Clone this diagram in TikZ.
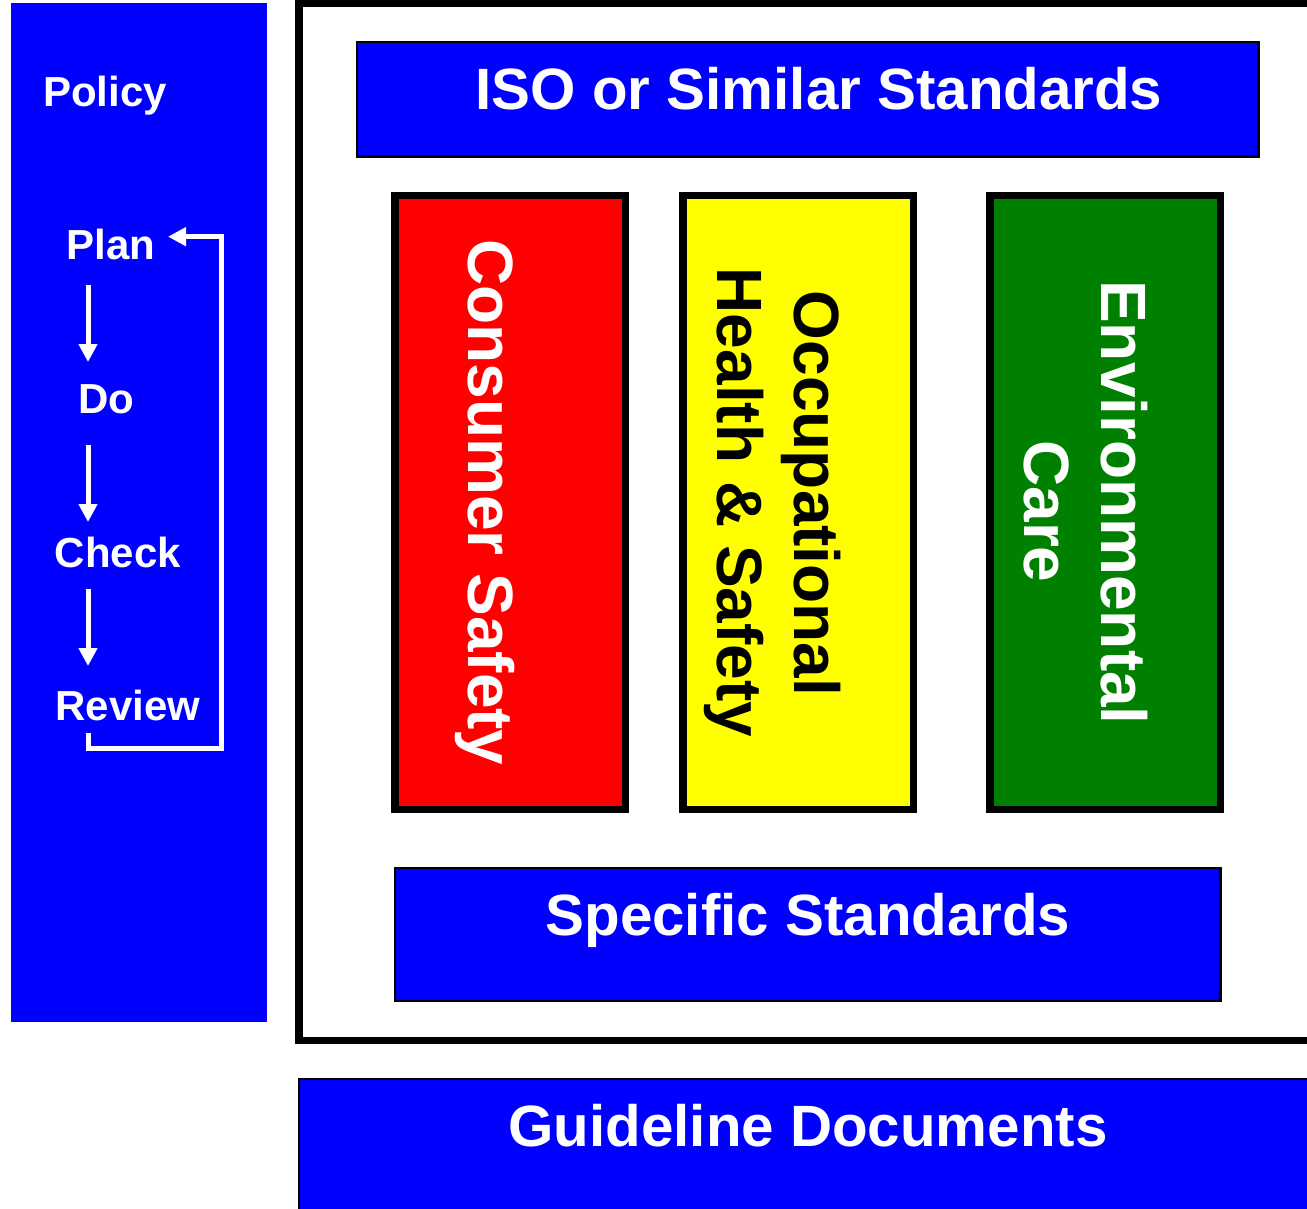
\documentclass[tikz,border=0pt]{standalone}
\usepackage{fontspec}
\setmainfont{Liberation Sans}
\usetikzlibrary{arrows.meta}
\definecolor{pblue}{RGB}{0,0,255}
\definecolor{pred}{RGB}{255,0,0}
\definecolor{pyellow}{RGB}{255,255,0}
\definecolor{pgreen}{RGB}{0,128,0}
\tikzset{
  panel/.style={fill=pblue, draw=none, inner sep=0, outer sep=0},
  bluebox/.style={fill=pblue, draw=black, line width=2.5pt, inner sep=0, outer sep=0},
  frame/.style={fill=white, draw=black, line width=7.5pt, inner sep=0, outer sep=0},
  pillar/.style={draw=black, line width=7.5pt, inner sep=0, outer sep=0,
    minimum width=230.3pt, minimum height=614.2pt},
  bigtext/.style={font=\fontsize{58.3}{70}\selectfont\bfseries, text=white, inner sep=0, anchor=base},
  vtext/.style={font=\fontsize{64}{77}\selectfont\bfseries, inner sep=0, rotate=-90, align=center},
  steptext/.style={font=\fontsize{42}{50}\selectfont\bfseries, text=white, inner sep=0, anchor=base},
  flow/.style={draw=white, line width=5pt, -{Triangle[width=18pt,length=18pt]}},
  loopback/.style={draw=white, line width=5pt, line join=miter, -{Triangle[width=18pt,length=18pt]}}
}
\begin{document}
\begin{tikzpicture}[x=1pt, y=-1pt]
\useasboundingbox (0,0) rectangle (1307,1209);
\fill[white] (0,0) rectangle (1307,1209);

% left PDCA panel
\node[panel, minimum width=256pt, minimum height=1019pt] (pdca) at (139,512.5) {};
\node[steptext] (policy) at (105,107) {Policy};
\node[steptext] (plan) at (111,259) {Plan};
\node[steptext] (do) at (106.5,413) {Do};
\node[steptext] (check) at (118,567) {Check};
\node[steptext] (review) at (128,720) {Review};

\coordinate (a1s) at (88,285);  \coordinate (a1e) at (88,362);
\coordinate (a2s) at (88,445);  \coordinate (a2e) at (88,522);
\coordinate (a3s) at (88,589);  \coordinate (a3e) at (88,666);
\draw[flow] (a1s) -- (a1e);
\draw[flow] (a2s) -- (a2e);
\draw[flow] (a3s) -- (a3e);

\coordinate (l0) at (88,733);
\coordinate (l1) at (88,748.7);
\coordinate (l2) at (221.7,748.7);
\coordinate (l3) at (221.7,236.7);
\coordinate (l4) at (168,236.7);
\draw[loopback] (l0) -- (l1) -- (l2) -- (l3) -- (l4);

% big frame
\node[frame, minimum width=1031pt, minimum height=1036.9pt] (frm) at (814.5,521.85) {};

% ISO box
\node[bluebox, minimum width=901.7pt, minimum height=114.7pt] (iso) at (807.85,99.35) {};
\node[bigtext] (isot) at (819,110) {ISO or Similar Standards};

% pillars
\node[pillar, fill=pred] (cons) at (510.2,502.6) {};
\node[pillar, fill=pyellow] (occ) at (798.2,502.6) {};
\node[pillar, fill=pgreen] (env) at (1105.25,502.6) {};
\node[vtext, text=white, anchor=base] (const) at (468.5,502.5) {Consumer Safety};
\node[vtext, text=black] (occt) at (773,502.5) {Occupational\rule{0.278em}{0pt}\\Health \& Safety};
\node[vtext, text=white] (envt) at (1086,502.5) {Environmental\\\rule{0.278em}{0pt}Care};

% specific standards
\node[bluebox, minimum width=825.7pt, minimum height=133pt] (spec) at (807.85,934.5) {};
\node[bigtext] (spect) at (808,935) {Specific Standards};

% guideline documents
\node[bluebox, minimum width=1031pt, minimum height=161pt] (guide) at (814.5,1159.5) {};
\node[bigtext] (guidet) at (808,1146) {Guideline Documents};
\end{tikzpicture}
\end{document}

===

Reproduce each line word for word and drop the pictures.

Clone this diagram in TikZ.
\documentclass[tikz,border=0pt]{standalone}
\usepackage{fontspec}
\setmainfont{Liberation Sans}
\usetikzlibrary{arrows.meta}
\definecolor{pblue}{RGB}{0,0,255}
\definecolor{pred}{RGB}{255,0,0}
\definecolor{pyellow}{RGB}{255,255,0}
\definecolor{pgreen}{RGB}{0,128,0}
\tikzset{
  panel/.style={fill=pblue, draw=none, inner sep=0, outer sep=0},
  bluebox/.style={fill=pblue, draw=black, line width=2.5pt, inner sep=0, outer sep=0},
  frame/.style={fill=white, draw=black, line width=7.5pt, inner sep=0, outer sep=0},
  pillar/.style={draw=black, line width=7.5pt, inner sep=0, outer sep=0,
    minimum width=230.3pt, minimum height=614.2pt},
  bigtext/.style={font=\fontsize{58.3}{70}\selectfont\bfseries, text=white, inner sep=0, anchor=base},
  vtext/.style={font=\fontsize{64}{77}\selectfont\bfseries, inner sep=0, rotate=-90, align=center},
  steptext/.style={font=\fontsize{42}{50}\selectfont\bfseries, text=white, inner sep=0, anchor=base},
  flow/.style={draw=white, line width=5pt, -{Triangle[width=18pt,length=18pt]}},
  loopback/.style={draw=white, line width=5pt, line join=miter, -{Triangle[width=18pt,length=18pt]}}
}
\begin{document}
\begin{tikzpicture}[x=1pt, y=-1pt]
\useasboundingbox (0,0) rectangle (1307,1209);
\fill[white] (0,0) rectangle (1307,1209);

% left PDCA panel
\node[panel, minimum width=256pt, minimum height=1019pt] (pdca) at (139,512.5) {};
\node[steptext] (policy) at (105,107) {Policy};
\node[steptext] (plan) at (111,259) {Plan};
\node[steptext] (do) at (106.5,413) {Do};
\node[steptext] (check) at (118,567) {Check};
\node[steptext] (review) at (128,720) {Review};

\coordinate (a1s) at (88,285);  \coordinate (a1e) at (88,362);
\coordinate (a2s) at (88,445);  \coordinate (a2e) at (88,522);
\coordinate (a3s) at (88,589);  \coordinate (a3e) at (88,666);
\draw[flow] (a1s) -- (a1e);
\draw[flow] (a2s) -- (a2e);
\draw[flow] (a3s) -- (a3e);

\coordinate (l0) at (88,733);
\coordinate (l1) at (88,748.7);
\coordinate (l2) at (221.7,748.7);
\coordinate (l3) at (221.7,236.7);
\coordinate (l4) at (168,236.7);
\draw[loopback] (l0) -- (l1) -- (l2) -- (l3) -- (l4);

% big frame
\node[frame, minimum width=1031pt, minimum height=1036.9pt] (frm) at (814.5,521.85) {};

% ISO box
\node[bluebox, minimum width=901.7pt, minimum height=114.7pt] (iso) at (807.85,99.35) {};
\node[bigtext] (isot) at (819,110) {ISO or Similar Standards};

% pillars
\node[pillar, fill=pred] (cons) at (510.2,502.6) {};
\node[pillar, fill=pyellow] (occ) at (798.2,502.6) {};
\node[pillar, fill=pgreen] (env) at (1105.25,502.6) {};
\node[vtext, text=white, anchor=base] (const) at (468.5,502.5) {Consumer Safety};
\node[vtext, text=black] (occt) at (773,502.5) {Occupational\rule{0.278em}{0pt}\\Health \& Safety};
\node[vtext, text=white] (envt) at (1086,502.5) {Environmental\\\rule{0.278em}{0pt}Care};

% specific standards
\node[bluebox, minimum width=825.7pt, minimum height=133pt] (spec) at (807.85,934.5) {};
\node[bigtext] (spect) at (808,935) {Specific Standards};

% guideline documents
\node[bluebox, minimum width=1031pt, minimum height=161pt] (guide) at (814.5,1159.5) {};
\node[bigtext] (guidet) at (808,1146) {Guideline Documents};
\end{tikzpicture}
\end{document}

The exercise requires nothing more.